■ Required work ■
Output the first line of the listing and each line after it, up to and including the line that contains "critical_z = 1.30", exactly as written, minus the pictures.

■ Material provided ■
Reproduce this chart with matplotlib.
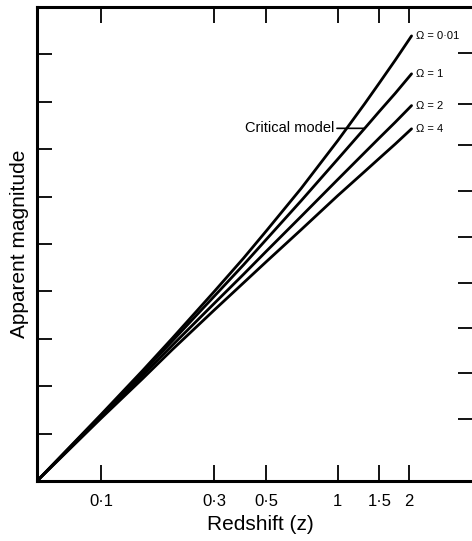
import numpy as np
import matplotlib
matplotlib.use("Agg")
import matplotlib.pyplot as plt

plt.rcParams['font.family'] = ['Liberation Sans', 'DejaVu Sans']

# ---- data ----
redshift = [0.0537, 0.1, 0.15, 0.2, 0.3, 0.4, 0.5, 0.7, 1.0, 1.3, 1.5, 1.75, 2.05]
mag_omega_001 = [0.0, 1.40, 2.33, 3.01, 3.99, 4.70, 5.28, 6.17, 7.18, 7.96, 8.40, 8.88, 9.39]
mag_omega_1 = [0.0, 1.38, 2.29, 2.95, 3.89, 4.56, 5.10, 5.91, 6.79, 7.44, 7.80, 8.18, 8.59]
mag_omega_2 = [0.0, 1.35, 2.23, 2.86, 3.74, 4.36, 4.85, 5.58, 6.36, 6.93, 7.24, 7.57, 7.92]
mag_omega_4 = [0.0, 1.32, 2.16, 2.77, 3.60, 4.18, 4.63, 5.30, 6.02, 6.53, 6.81, 7.11, 7.43]
series = [mag_omega_001, mag_omega_1, mag_omega_2, mag_omega_4]
series_labels = ['Ω = 0·01', 'Ω = 1', 'Ω = 2', 'Ω = 4']

x_ticks = [0.1, 0.3, 0.5, 1, 1.5, 2]
x_tick_labels = ['0·1', '0·3', '0·5', '1', '1·5', '2']
y_ticks_left = [1, 2, 3, 4, 5, 6, 7, 8, 9]
y_ticks_right = [1.31, 2.28, 3.23, 4.18, 5.15, 6.12, 7.09, 7.95, 9.03]
critical_z = 1.30

W, H = 472, 541
fig = plt.figure(figsize=(W / 100, H / 100), dpi=100)
ax = fig.add_axes([37 / W, 1 - 481 / H, (472 - 37) / W, (481 - 7) / H])

for vals in series:
    ax.plot(redshift, vals, color='black', lw=2.0, solid_capstyle='round',
            solid_joinstyle='round')

ax.set_xscale('log')
ax.set_xlim(0.0537, 3.69)
ax.set_ylim(0, 10)
ax.xaxis.set_minor_locator(matplotlib.ticker.NullLocator())
ax.set_xticks(x_ticks)
ax.set_xticklabels(x_tick_labels, fontsize=12)
ax.set_yticks(y_ticks_left)
ax.set_yticklabels([])

ax.tick_params(axis='x', which='major', direction='in', length=11.5, width=1.3,
               top=True, labeltop=False, pad=9)
ax.tick_params(axis='y', which='major', direction='in', length=11, width=1.3,
               right=False, left=True)

for s in ['left', 'bottom', 'top']:
    ax.spines[s].set_linewidth(2.2)
ax.spines['right'].set_visible(False)

ax2 = ax.twinx()
ax2.set_ylim(0, 10)
ax2.set_yticks(y_ticks_right)
ax2.set_yticklabels([])
ax2.tick_params(axis='y', direction='in', length=10, width=1.3)
for s in ax2.spines.values():
    s.set_visible(False)

ax.set_xlabel('Redshift (z)', fontsize=15)
ax.xaxis.set_label_coords(0.513, -0.072)
ax.set_ylabel('Apparent magnitude', fontsize=15)
ax.yaxis.set_label_coords(-0.018, 0.5)

for vals, lab in zip(series, series_labels):
    ax.annotate(lab, xy=(redshift[-1], vals[-1]), xytext=(3, 0),
                textcoords='offset points', va='center', ha='left', fontsize=8)

crit_y = np.interp(np.log10(critical_z), np.log10(redshift), mag_omega_1)
ax.annotate('Critical model', xy=(critical_z, crit_y), xytext=(-22, 0),
            textcoords='offset points', ha='right', va='center', fontsize=10.5,
            arrowprops=dict(arrowstyle='-', color='black', lw=1.2,
                            shrinkA=0, shrinkB=0))

fig.savefig('out.png', dpi=100, facecolor='white')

■ Result of this task ■
Reproduce this chart with matplotlib.
import numpy as np
import matplotlib
matplotlib.use("Agg")
import matplotlib.pyplot as plt

plt.rcParams['font.family'] = ['Liberation Sans', 'DejaVu Sans']

# ---- data ----
redshift = [0.0537, 0.1, 0.15, 0.2, 0.3, 0.4, 0.5, 0.7, 1.0, 1.3, 1.5, 1.75, 2.05]
mag_omega_001 = [0.0, 1.40, 2.33, 3.01, 3.99, 4.70, 5.28, 6.17, 7.18, 7.96, 8.40, 8.88, 9.39]
mag_omega_1 = [0.0, 1.38, 2.29, 2.95, 3.89, 4.56, 5.10, 5.91, 6.79, 7.44, 7.80, 8.18, 8.59]
mag_omega_2 = [0.0, 1.35, 2.23, 2.86, 3.74, 4.36, 4.85, 5.58, 6.36, 6.93, 7.24, 7.57, 7.92]
mag_omega_4 = [0.0, 1.32, 2.16, 2.77, 3.60, 4.18, 4.63, 5.30, 6.02, 6.53, 6.81, 7.11, 7.43]
series = [mag_omega_001, mag_omega_1, mag_omega_2, mag_omega_4]
series_labels = ['Ω = 0·01', 'Ω = 1', 'Ω = 2', 'Ω = 4']

x_ticks = [0.1, 0.3, 0.5, 1, 1.5, 2]
x_tick_labels = ['0·1', '0·3', '0·5', '1', '1·5', '2']
y_ticks_left = [1, 2, 3, 4, 5, 6, 7, 8, 9]
y_ticks_right = [1.31, 2.28, 3.23, 4.18, 5.15, 6.12, 7.09, 7.95, 9.03]
critical_z = 1.30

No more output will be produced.